REPORT: New Blue State Law Enables Attorney General To Sue Gun Manufacturers

Photo by Thayne Tuason/ Via WikiMedia Commons

Jeff Charles Contributor
Font Size:

A new Maryland law granting the attorney general and lawyers representing counties and Baltimore City the ability to file lawsuits against gun companies has reportedly taken effect.

House Bill 947, which took effect on Saturday, empowers these entities to sue gun manufacturers or sellers if they knowingly cause harm by selling, manufacturing, distributing, importing or marketing a firearm-related product in an “unlawful” or “unreasonable” manner, according to WYPR.

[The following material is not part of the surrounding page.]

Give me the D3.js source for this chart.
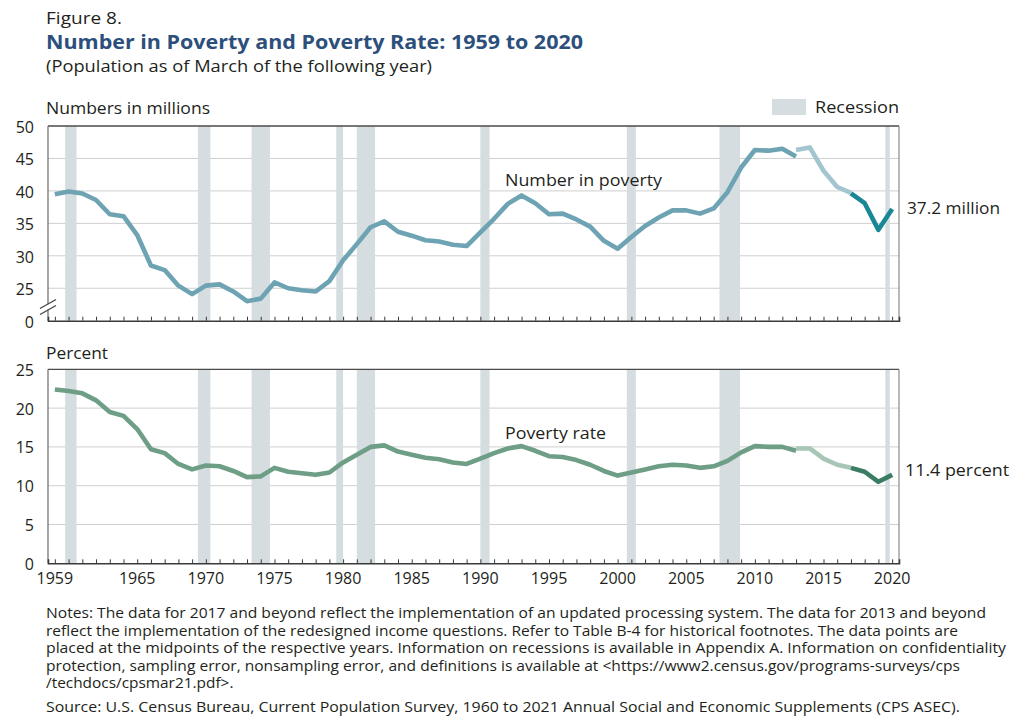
<!DOCTYPE html>
<html><head><meta charset="utf-8">
<script src="https://cdn.jsdelivr.net/npm/d3@7"></script>
<style>
body{margin:0;background:#fff}
svg{display:block}
text{font-family:'Open Sans',sans-serif;fill:#231f20}
</style>
</head><body>
<svg id="chart" width="1024" height="725"></svg>
<script>
// ---------- data ----------
const yearsOld = d3.range(1959, 2014);           // 1959..2013 (original questions)
const numberOld = [39.5,39.9,39.6,38.6,36.4,36.1,33.2,28.5,27.8,25.4,24.1,25.4,25.6,24.5,23.0,23.4,25.9,25.0,24.7,24.5,
  26.1,29.3,31.8,34.4,35.3,33.7,33.1,32.4,32.2,31.7,31.5,33.6,35.7,38.0,39.3,38.1,36.4,36.5,35.6,34.5,
  32.3,31.1,32.9,34.6,35.9,37.0,37.0,36.5,37.3,39.8,43.6,46.3,46.2,46.5,45.3];
const rateOld = [22.4,22.2,21.9,21.0,19.5,19.0,17.3,14.7,14.2,12.8,12.1,12.6,12.5,11.9,11.1,11.2,12.3,11.8,11.6,11.4,
  11.7,13.0,14.0,15.0,15.2,14.4,14.0,13.6,13.4,13.0,12.8,13.5,14.2,14.8,15.1,14.5,13.8,13.7,13.3,12.7,
  11.9,11.3,11.7,12.1,12.5,12.7,12.6,12.3,12.5,13.2,14.3,15.1,15.0,15.0,14.5];
const yearsNew = [2013,2014,2015,2016,2017];      // redesigned income questions
const numberNew = [46.3,46.7,43.1,40.6,39.7];
const rateNew = [14.8,14.8,13.5,12.7,12.3];
const yearsUpd = [2017,2018,2019,2020];           // updated processing system
const numberUpd = [39.6,38.1,34.0,37.2];
const rateUpd = [12.3,11.8,10.5,11.4];

const recessions = [[1960.25,1961.08],[1969.92,1970.83],[1973.83,1975.17],[1980.0,1980.5],[1981.5,1982.83],
  [1990.5,1991.17],[2001.17,2001.83],[2007.92,2009.42],[2020.0,2020.33]];

const tickYears = d3.range(1959, 2021);
const xLabelYears = [1959,1965,1970,1975,1980,1985,1990,1995,2000,2005,2010,2015,2020];
const numberTicks = [20,25,30,35,40,45,50];
const numberTickLabels = ["0","25","30","35","40","45","50"];
const rateTicks = [0,5,10,15,20,25];
const rateTickLabels = ["0","5","10","15","20","25"];

const notes = [
 "Notes: The data for 2017 and beyond reflect the implementation of an updated processing system. The data for 2013 and beyond",
 "reflect the implementation of the redesigned income questions. Refer to Table B-4 for historical footnotes. The data points are",
 "placed at the midpoints of the respective years. Information on recessions is available in Appendix A. Information on confidentiality",
 "protection, sampling error, nonsampling error, and definitions is available at <https://www2.census.gov/programs-surveys/cps",
 "/techdocs/cpsmar21.pdf>."
];
const source = "Source: U.S. Census Bureau, Current Population Survey, 1960 to 2021 Annual Social and Economic Supplements (CPS ASEC).";

// ---------- layout ----------
const svg = d3.select("#chart");
svg.append("rect").attr("width",1024).attr("height",725).attr("fill","#fff");

const x = d3.scaleLinear().domain([1959, 2021]).range([48, 899]);
const xm = yr => x(yr + 0.5);   // data placed at midpoints of years

const recFill = "#d5dde1";

function label(xp, yp, str, size, opts = {}){
  const t = svg.append("text").attr("x", xp).attr("y", yp).style("font-size", size + "px").text(str);
  if (opts.weight) t.style("font-weight", opts.weight);
  if (opts.fill) t.style("fill", opts.fill);
  if (opts.anchor) t.attr("text-anchor", opts.anchor);
  let w = opts.width;
  if (!w && opts.stretch) w = t.node().getComputedTextLength() * opts.stretch;
  if (w) t.attr("textLength", w).attr("lengthAdjust", "spacingAndGlyphs");
  return t;
}

function panel(cfg){
  const g = svg.append("g");
  const y = cfg.y;
  const [yb, yt] = y.range();
  g.selectAll(".grid").data(cfg.ticks.slice(1, -1)).join("line")
    .attr("x1", 48).attr("x2", 899).attr("y1", d=>y(d)).attr("y2", d=>y(d))
    .attr("stroke", "#cfcfcf").attr("stroke-width", 1);
  g.selectAll(".rec").data(recessions).join("rect")
    .attr("x", d=>x(d[0])).attr("width", d=>Math.max(4, x(d[1])-x(d[0])))
    .attr("y", yt).attr("height", yb-yt).attr("fill", recFill);
  g.append("line").attr("x1",48).attr("x2",899).attr("y1",yt).attr("y2",yt).attr("stroke","#4a4a4a").attr("stroke-width",1.3);
  g.append("line").attr("x1",48).attr("x2",48).attr("y1",yt).attr("y2",yb).attr("stroke","#6a6a6a").attr("stroke-width",1.2);
  g.append("line").attr("x1",899).attr("x2",899).attr("y1",yt).attr("y2",yb).attr("stroke","#8a8a8a").attr("stroke-width",1.2);
  const ax = d3.axisBottom(d3.scaleLinear().domain(x.domain()).range(x.range()))
    .tickValues(tickYears.map(t=>t+0.5)).tickSize(-4).tickFormat("");
  const axg = g.append("g").attr("transform",`translate(0,${yb})`).call(ax);
  axg.select(".domain").attr("stroke","#3a3a3a").attr("stroke-width",1.6);
  axg.selectAll(".tick line").attr("stroke","#3a3a3a").attr("stroke-width",1);
  g.selectAll(".ylab").data(cfg.ticks).join("text")
    .attr("x", 34).attr("y", d=>y(d)+cfg.labDy).attr("text-anchor","end")
    .style("font-size","16px").text((d,i)=>cfg.tickLabels[i]);
  const line = d3.line().x(d=>xm(d[0])).y(d=>y(d[1]));
  cfg.series.forEach(s=>{
    g.append("path").datum(d3.zip(s.years, s.values)).attr("d", line)
      .attr("fill","none").attr("stroke", s.color).attr("stroke-width", 4.6)
      .attr("stroke-linejoin","round").attr("stroke-linecap","butt");
  });
  return g;
}

const yTop = d3.scaleLinear().domain([20, 50]).range([320.7, 126]);
const yBot = d3.scaleLinear().domain([0, 25]).range([563.3, 369.3]);

const gTop = panel({y: yTop, ticks: numberTicks, tickLabels: numberTickLabels, labDy: 7,
  series: [
    {years: yearsOld, values: numberOld, color: "#6ea3b4"},
    {years: yearsNew, values: numberNew, color: "#a3c5cf"},
    {years: yearsUpd, values: numberUpd, color: "#1a8797"}
  ]});
const gBot = panel({y: yBot, ticks: rateTicks, tickLabels: rateTickLabels, labDy: 6.5,
  series: [
    {years: yearsOld, values: rateOld, color: "#6e9e86"},
    {years: yearsNew, values: rateNew, color: "#a8c6b6"},
    {years: yearsUpd, values: rateUpd, color: "#3a7d62"}
  ]});

// axis break marks on the top panel
const bY = yTop(22.5);
gTop.append("polygon").attr("points", `${41},${bY+4} ${55},${bY-4} ${55},${bY+1} ${41},${bY+9}`).attr("fill","#fff");
gTop.append("line").attr("x1",40).attr("y1",bY+4).attr("x2",56).attr("y2",bY-5).attr("stroke","#444").attr("stroke-width",1.3);
gTop.append("line").attr("x1",40).attr("y1",bY+10).attr("x2",56).attr("y2",bY+1).attr("stroke","#444").attr("stroke-width",1.3);

// x labels (bottom panel)
svg.selectAll(".xlab").data(xLabelYears).join("text")
  .attr("x", d=>xm(d)).attr("y", 584).attr("text-anchor","middle")
  .style("font-size","16px").text(d=>d);

// titles
label(46, 24, "Figure 8.", 17, {width: 76});
label(46, 49, "Number in Poverty and Poverty Rate: 1959 to 2020", 19, {weight: 700, fill: "#2c4f7c", width: 537});
label(46, 72, "(Population as of March of the following year)", 16, {width: 386});
label(46, 114, "Numbers in millions", 16, {width: 164});
label(46, 359, "Percent", 16, {width: 62});

// legend
svg.append("rect").attr("x",772).attr("y",99).attr("width",34).attr("height",16).attr("fill",recFill);
label(815, 113, "Recession", 16, {width: 84});

// series labels
label(505, 186, "Number in poverty", 16, {width: 157});
label(505, 439, "Poverty rate", 16, {width: 101});
label(907, 214, "37.2 million", 16, {width: 93});
label(905, 476, "11.4 percent", 16, {width: 104});

// notes
const noteWidths = [940, 912, 960, 914, null];
notes.forEach((n, i) => {
  if (noteWidths[i]) label(46, 618 + i*17.5, n, 14, {width: noteWidths[i]});
  else label(46, 618 + i*17.5, n, 14, {stretch: 1.1});
});
label(46, 712, source, 14, {width: 914});
</script>
</body></html>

David Pucino, legal director at the Giffords Law Center to Prevent Gun Violence, discussed two cases in New Jersey that serve as examples of how the law could apply to certain businesses. One of the cases involved a company that sold products related to “Ghost Guns,” which are firearms that do not have serial numbers. (RELATED: Maryland Saw A Seven-Fold Increase In Concealed Carry Permit Applications After SCOTUS Decision)

“There was a company that was selling ghost guns, not in New Jersey, but in Pennsylvania, knowing very well that those guns were going to be immediately trafficked across the border into New Jersey and then used in crime in New Jersey,” Pucino told WYPR.

The other example was a gun store that failed to lock up its firearms at night. The store was later vandalized and the guns were stolen. “Those guns are still popping up on the streets in connection with crime in New Jersey,” the lawyer said.

On the other side of the argument, Mark Pennak, president of the gun rights organization Maryland Shall Issue, argued the measure violates the Protection of Lawful Commerce in Arms Act, which shields gun companies from being held liable if one of their products is used to commit a crime.

“You see some cases being brought where the allegation is that the retailer should have known and should have trained his employees to recognize that this particular purchase, although passing a background check and otherwise was a legal purchase, we should have known that this person was going to use the firearm for illegal purpose,” Pennak asserted. “That’s insane. No one can possibly abide by that.”

Donna Worthy, owner of a gun retailer in Anne Arundel County, pointed out that the new law is unnecessary. “If I do something wrong, I can be put in jail immediately,” she said. “There’s already [laws] in place to get rid of the bad actors. This bill simply goes after everybody, the good and the bad.”